DRW: Game and Fish was called after the stalking incident, tried unsuccessfully to call the lion, neighbors explained to us, with something that made a squeaking noise. Neighbors had been bouncing a squeaky toy for their adolescent Great Dane, felt they had inadvertantly called the animal to them. The stalking was put down to curiosity, but my husband did load a shotgun with three non-lethal beanbag shots, then three lethal shots. Husband was sick all week (mostly dehydration) and not up to walking, so loaned the gun to our neighbor, who used it Wednesday morning, hitting the lion in the flank with a beanbag shot. Whether more calls were made to Game and Fish Wednesday morning I don’t know. I do know that people were calling each other to report the two incidents.

I wasn’t sure that it was curiosity, connected it to something that happened in February in the mile or two between our road and Pinos Altos. As we heard via the grapevine, people were sitting on their porch, their cat sunning on a ledge, when a lion leaped up, ingnored the people and took the cat. That, in the context of the animal showing itself here, said to me that we were dealing with an animal who had no fear of humans.

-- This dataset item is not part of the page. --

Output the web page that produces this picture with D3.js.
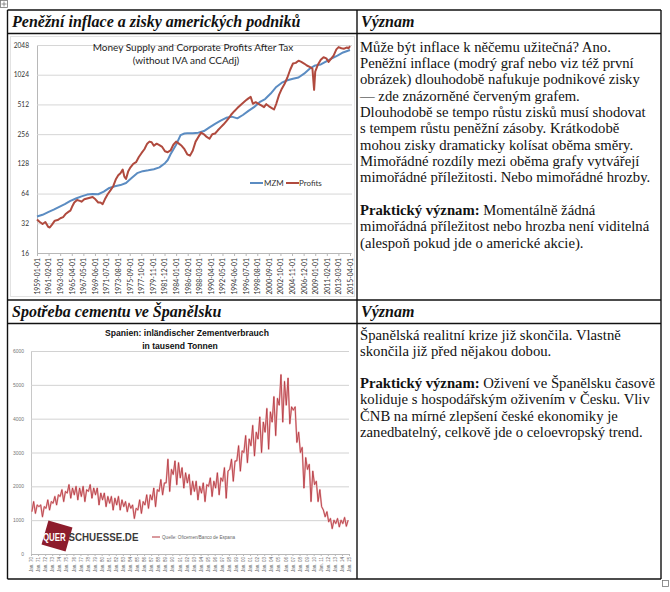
<!DOCTYPE html>
<html><head><meta charset="utf-8">
<script src="https://cdn.jsdelivr.net/npm/d3@7"></script>
<style>body{margin:0;background:#fff}svg{display:block}</style>
</head><body><svg id="c" width="670" height="592"></svg>
<script>
// ---------------- DATA ----------------
// Chart 1: MZM money supply (index, log2 axis)
const mzmYears = [1959,1960,1961,1962,1963,1964,1965,1966,1967,1968,1969,1970,1971,1972,1973,1974,1975,1976,1977,1978,1979,1980,1981,1982,1982.5,1983,1984,1984.8,1985.5,1986,1987,1988,1989,1990,1991,1992,1993,1994,1995,1996,1997,1998,1999,2000,2001,2002,2003,2004,2005,2006,2007,2008,2009,2010,2011,2012,2013,2014,2015.25];
const mzmValues = [37.5,39,41.5,44,47,50,54,57,60,62.5,63.5,63,67,73,76,78,82,92,103,108,110,113,118,130,140,160,200,250,260,262,262,265,275,300,325,350,375,385,370,400,440,480,540,580,660,770,850,900,930,960,1050,1180,1270,1300,1400,1500,1600,1720,1820];
// Chart 1: Corporate profits after tax
const profitYears = [1959,1959.5,1960,1960.5,1961,1961.3,1961.7,1962.2,1962.7,1963.2,1963.7,1964.2,1964.7,1965,1965.3,1965.7,1966.2,1966.7,1967,1967.5,1968,1968.5,1969,1969.5,1970,1970.4,1970.8,1971.2,1971.7,1972.2,1972.7,1973.2,1973.6,1974,1974.4,1974.7,1975,1975.4,1975.8,1976.3,1976.8,1977.3,1977.8,1978.3,1978.8,1979.2,1979.6,1980,1980.5,1981,1981.5,1982,1982.5,1983,1983.5,1984,1984.5,1985,1985.5,1986,1986.5,1987,1987.5,1988,1988.5,1989,1989.5,1990,1990.5,1991,1991.5,1992,1992.5,1993,1993.5,1994,1994.5,1995,1995.5,1996,1996.5,1997,1997.4,1997.8,1998.3,1998.8,1999.3,1999.8,2000.2,2000.7,2001.2,2001.6,2002,2002.5,2003,2003.5,2004,2004.5,2005,2005.5,2006,2006.5,2007,2007.5,2008,2008.5,2008.8,2009,2009.5,2010,2010.5,2011,2011.4,2011.9,2012.3,2012.8,2013.2,2013.7,2014.2,2014.7,2015,2015.25];
const profitValues = [35,33,31.5,33,29.5,29,31,34,34.5,36,37,40,42,43,47,52,55,54,53,56,57,58,59,56,52,52,50,56,63,69,76,90,98,103,112,95,90,108,118,128,133,150,165,180,205,215,212,195,205,198,190,172,168,175,200,215,205,195,180,160,155,175,215,240,265,255,240,230,255,260,280,300,320,345,375,410,440,470,500,530,560,590,610,520,540,520,500,480,515,490,470,455,520,640,740,830,960,1150,1330,1350,1420,1380,1330,1270,1230,1180,720,1100,1300,1450,1540,1500,1380,1500,1600,1850,1950,1900,1880,1930,1900,2000];
const chart1YTicks = [16,32,64,128,256,512,1024,2048];
const chart1XLabels = ["1959-01-01","1961-02-01","1963-03-01","1965-04-01","1967-05-01","1969-06-01","1971-07-01","1973-08-01","1975-09-01","1977-10-01","1979-11-01","1981-12-01","1984-01-01","1986-02-01","1988-03-01","1990-04-01","1992-05-01","1994-06-01","1996-07-01","1998-08-01","2000-09-01","2002-10-01","2004-11-01","2006-12-01","2009-01-01","2011-02-01","2013-03-01","2015-04-01"];
const chart1Series = ["MZM","Profits"];

// Chart 2: Spain cement consumption (thousand tonnes), 4 readings per year from 1970
const cementStartYear = 1970;
const cementValues = [
1250,1550,1200,1450, 1400,1450,1100,1400, 1350,1600,1300,1550, 1500,1700,1450,1750, 1700,1900,1550,1850,
1800,2050,1650,1950, 1750,2000,1600,1950, 1700,2000,1550,1900, 1850,2050,1650,1950, 1750,1950,1450,1800,
1600,1800,1400,1700, 1500,1700,1300,1650, 1450,1700,1300,1600, 1400,1550,1250,1500, 1350,1450,1050,1350,
1300,1600,1200,1550, 1450,1750,1350,1750, 1600,1950,1400,1900, 1850,2200,1750,2100, 2100,2800,1850,2500,
2350,2750,2050,2700, 2250,2550,1950,2400, 2100,2350,1750,2150, 1850,2150,1600,2000, 1800,2100,1550,2050,
2000,2250,1700,2150, 1950,2400,1750,2250, 2150,2550,1650,2450, 2500,2800,2150,2750, 2750,3200,2450,3050,
3000,3500,2700,3400, 3200,3800,2900,3600, 3400,4050,3000,3900, 3600,4300,3100,4200, 3900,4650,3500,4600,
4400,5300,3900,5100, 4400,5200,3850,4350, 4250,4350,3300,3600, 3000,3150,1950,2850, 2500,2650,1550,2450,
2050,2150,1550,1900, 1400,1300,1100,1250, 950,1050,750,1000, 900,1050,800,1000, 900,1080,820,1000];
const chart2YTicks = [0,1000,2000,3000,4000,5000,6000];
const chart2XLabels = ["70","71","72","73","74","75","76","77","78","79","80","81","82","83","84","85","86","87","88","89","90","91","92","93","94","95","96","97","98","99","00","01","02","03","04","05","06","07","08","09","10","11","12","13","14","15"];

// Text
const header1Left = "Peněžní inflace a zisky amerických podniků";
const header2Left = "Spotřeba cementu ve Španělsku";
const headerRight = "Význam";
const text1Lines = [
"Může být inflace k něčemu užitečná? Ano.",
"Peněžní inflace (modrý graf nebo viz též první",
"obrázek) dlouhodobě nafukuje podnikové zisky",
"— zde znázorněné červeným grafem.",
"Dlouhodobě se tempo růstu zisků musí shodovat",
"s tempem růstu peněžní zásoby. Krátkodobě",
"mohou zisky dramaticky kolísat oběma směry.",
"Mimořádné rozdíly mezi oběma grafy vytvářejí",
"mimořádné příležitosti. Nebo mimořádné hrozby.",
"",
"Praktický význam: Momentálně žádná",
"mimořádná příležitost nebo hrozba není viditelná",
"(alespoň pokud jde o americké akcie)."];
const text2Lines = [
"Španělská realitní krize již skončila. Vlastně",
"skončila již před nějakou dobou.",
"",
"Praktický význam: Oživení ve Španělsku časově",
"koliduje s hospodářským oživením v Česku. Vliv",
"ČNB na mírné zlepšení české ekonomiky je",
"zanedbatelný, celkově jde o celoevropský trend."];

// ---------------- DRAWING ----------------
const svg = d3.select("#c");
const serif = "'Liberation Serif','Times New Roman',serif";
const gill = "Lato, 'Open Sans', sans-serif";
const sans = "'Liberation Sans', Arial, sans-serif";
svg.append("rect").attr("width",670).attr("height",592).attr("fill","#fff");

// ---- Chart 1 ----
const c1 = svg.append("g");
c1.append("rect").attr("x",10.5).attr("y",36.5).attr("width",344).attr("height",260).attr("fill","#fff").attr("stroke","#e2e2e2");
const x1 = d3.scaleLinear().domain([1959, 2015.25]).range([37, 350]);
const y1 = d3.scaleLog().base(2).domain([16, 2048]).range([253, 45]);
const dateNum = s => { const p = s.split("-"); return +p[0] + (+p[1]-1)/12; };

const ya1 = c1.append("g").attr("transform","translate(37,0)")
  .call(d3.axisLeft(y1).tickValues(chart1YTicks).tickFormat(d3.format("d")).tickSizeInner(-315).tickSizeOuter(0).tickPadding(8));
ya1.select(".domain").attr("stroke","#b8b8b8");
ya1.selectAll(".tick line").attr("stroke","#d6d6d6");
ya1.selectAll(".tick text").attr("font-family",gill).attr("font-size",6.6).attr("fill","#333");

const xa1 = c1.append("g").attr("transform","translate(0,253)")
  .call(d3.axisBottom(x1).tickValues(chart1XLabels.map(dateNum)).tickFormat((d,i)=>chart1XLabels[i]).tickSizeInner(3).tickSizeOuter(0));
xa1.select(".domain").attr("stroke","#b8b8b8");
xa1.selectAll(".tick line").attr("stroke","#b8b8b8");
xa1.selectAll(".tick text").attr("transform","rotate(-90)").attr("text-anchor","end")
  .attr("x",-5).attr("y",0).attr("dy","0.35em")
  .attr("font-family",gill).attr("font-size",6.8).attr("fill","#333");

const line1 = d3.line().x(d=>x1(d[0])).y(d=>y1(d[1]));
const colors1 = ["#5b8cc2","#b04a3e"];
c1.append("path").datum(d3.zip(mzmYears,mzmValues)).attr("d",line1).attr("fill","none").attr("stroke",colors1[0]).attr("stroke-width",2).attr("stroke-linejoin","round");
c1.append("path").datum(d3.zip(profitYears,profitValues)).attr("d",line1).attr("fill","none").attr("stroke",colors1[1]).attr("stroke-width",2).attr("stroke-linejoin","round");

c1.append("text").attr("x",193).attr("y",51).attr("text-anchor","middle").attr("font-family",gill).attr("font-size",10).attr("fill","#222").text("Money Supply and Corporate Profits After Tax");
c1.append("text").attr("x",186).attr("y",64).attr("text-anchor","middle").attr("font-family",gill).attr("font-size",10).attr("fill","#222").text("(without IVA and CCAdj)");

// legend
const leg1 = [{x:250,tx:264},{x:286,tx:299}];
chart1Series.forEach((s,i)=>{
  c1.append("line").attr("x1",leg1[i].x).attr("x2",leg1[i].x+13).attr("y1",183).attr("y2",183).attr("stroke",colors1[i]).attr("stroke-width",2);
  c1.append("text").attr("x",leg1[i].tx).attr("y",186).attr("font-family",gill).attr("font-size",8).attr("fill","#333").text(s);
});

// ---- Chart 2 ----
const c2 = svg.append("g");
const x2 = d3.scaleLinear().domain([1970, 2015]).range([31, 349]);
const y2 = d3.scaleLinear().domain([0, 6000]).range([554, 351]);
const ya2 = c2.append("g").attr("transform","translate(31,0)")
  .call(d3.axisLeft(y2).tickValues(chart2YTicks).tickFormat(d3.format("d")).tickSizeInner(-318).tickSizeOuter(0).tickPadding(7));
ya2.select(".domain").attr("stroke","#c8c8c8");
ya2.selectAll(".tick line").attr("stroke","#d2d2d2");
ya2.selectAll(".tick text").attr("font-family",sans).attr("font-size",5).attr("fill","#777");
const xa2 = c2.append("g").attr("transform","translate(0,554)")
  .call(d3.axisBottom(x2).tickValues(chart2XLabels.map((d,i)=>1970+i)).tickFormat((d,i)=>"Jan. "+chart2XLabels[i]).tickSizeInner(2).tickSizeOuter(0));
xa2.select(".domain").attr("stroke","#b8b8b8");
xa2.selectAll(".tick line").attr("stroke","#b8b8b8");
xa2.selectAll(".tick text").attr("transform","rotate(-90)").attr("text-anchor","end")
  .attr("x",-3).attr("y",0).attr("dy","0.35em")
  .attr("font-family",sans).attr("font-size",4.6).attr("fill","#666");

const cementData = cementValues.map((v,i)=>[cementStartYear + i/4 + 0.125, v]);
const line2 = d3.line().x(d=>x2(d[0])).y(d=>y2(d[1]));
c2.append("path").datum(cementData).attr("d",line2).attr("fill","none").attr("stroke","#ecb4b6").attr("stroke-width",1.8).attr("stroke-linejoin","round");
c2.append("path").datum(cementData).attr("d",line2).attr("fill","none").attr("stroke","#b3343c").attr("stroke-width",0.8).attr("stroke-linejoin","round");

c2.append("text").attr("x",187).attr("y",336).attr("text-anchor","middle").attr("font-family",sans).attr("font-weight","bold").attr("font-size",8.6).attr("fill","#111").text("Spanien: inländischer Zementverbrauch");
c2.append("text").attr("x",180).attr("y",349).attr("text-anchor","middle").attr("font-family",sans).attr("font-weight","bold").attr("font-size",8.6).attr("fill","#111").text("in tausend Tonnen");

// logo
c2.append("rect").attr("x",-12.5).attr("y",-12.5).attr("width",25).attr("height",25).attr("fill","#8d1c2c")
  .attr("transform","translate(57,536) rotate(16)");
c2.append("text").attr("transform","translate(43,541) scale(0.75,1)").attr("font-family",sans).attr("font-weight","bold").attr("font-size",10.5).attr("fill","#fff").text("QUER");
c2.append("text").attr("transform","translate(68.5,541) scale(0.93,1)").attr("font-family",sans).attr("font-weight","bold").attr("font-size",10.5).attr("fill","#3a3a3a").text("SCHUESSE.DE");
// legend
c2.append("line").attr("x1",152).attr("x2",160).attr("y1",537).attr("y2",537).attr("stroke","#b3343c").attr("stroke-width",1);
c2.append("text").attr("x",162).attr("y",538.6).attr("font-family",sans).attr("font-size",4.6).attr("fill","#666").text("Quelle: Oficemen/Banco de Espana");

// ---- Table text ----
function header(txt, x, y) {
  svg.append("text").attr("x",x).attr("y",y).attr("font-family",serif).attr("font-weight","bold").attr("font-style","italic").attr("font-size",16).attr("fill","#111").text(txt);
}
header(header1Left, 12, 27);
header(headerRight, 361, 27);
header(header2Left, 12, 317);
header(headerRight, 361, 317);

function para(lines, x, y0, lh) {
  const b = "Praktický význam:";
  lines.forEach((ln,i)=>{
    if (!ln) return;
    const t = svg.append("text").attr("x",x).attr("y",y0+i*lh).attr("font-family",serif).attr("font-size",14.7).attr("fill","#111");
    if (ln.startsWith(b)) { t.append("tspan").attr("font-weight","bold").text(b); t.append("tspan").text(ln.slice(b.length)); }
    else t.text(ln);
  });
}
para(text1Lines, 360, 51.5, 16.35);
para(text2Lines, 360, 339.5, 16.2);

// ---- Table borders ----
const tb = svg.append("g").attr("stroke","#111").attr("stroke-width",1.4);
[[7.5,10,661,10],[7.5,33.5,661,33.5],[7.5,300,661,300],[7.5,323.5,661,323.5],[7.5,579,661,579],
 [7.5,10,7.5,579],[357,10,357,579],[661,10,661,579]].forEach(l=>{
  tb.append("line").attr("x1",l[0]).attr("y1",l[1]).attr("x2",l[2]).attr("y2",l[3]);
});
// handles
const h = svg.append("g").attr("stroke","#777").attr("fill","none").attr("stroke-width",0.8);
h.append("rect").attr("x",0.5).attr("y",0.5).attr("width",7).attr("height",7).attr("fill","#fff");
h.append("path").attr("d","M4,1.5V6.5M1.5,4H6.5");
h.append("rect").attr("x",662.5).attr("y",580.5).attr("width",6).attr("height",6).attr("fill","#fff");
</script></body></html>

My husband has one question - why isn’t someone from Game & Fish knocking on our door to warn us. Game & Fish said we’ll always have a resident lion, which we understand. This is rough country and we did move into their territory. However, we didn’t expect this.

admin: [S]cavenging is extremely rare behavior [by mountain lions]. It almost never happens and the lion very likely killed this poor man. … [H]e was covered up near his home in a cool spot and it took some time to find him. Covering a kill is predatory behavior not scavenging behavior. He would have been found much sooner if he had simply died of natural causes and been scavenged.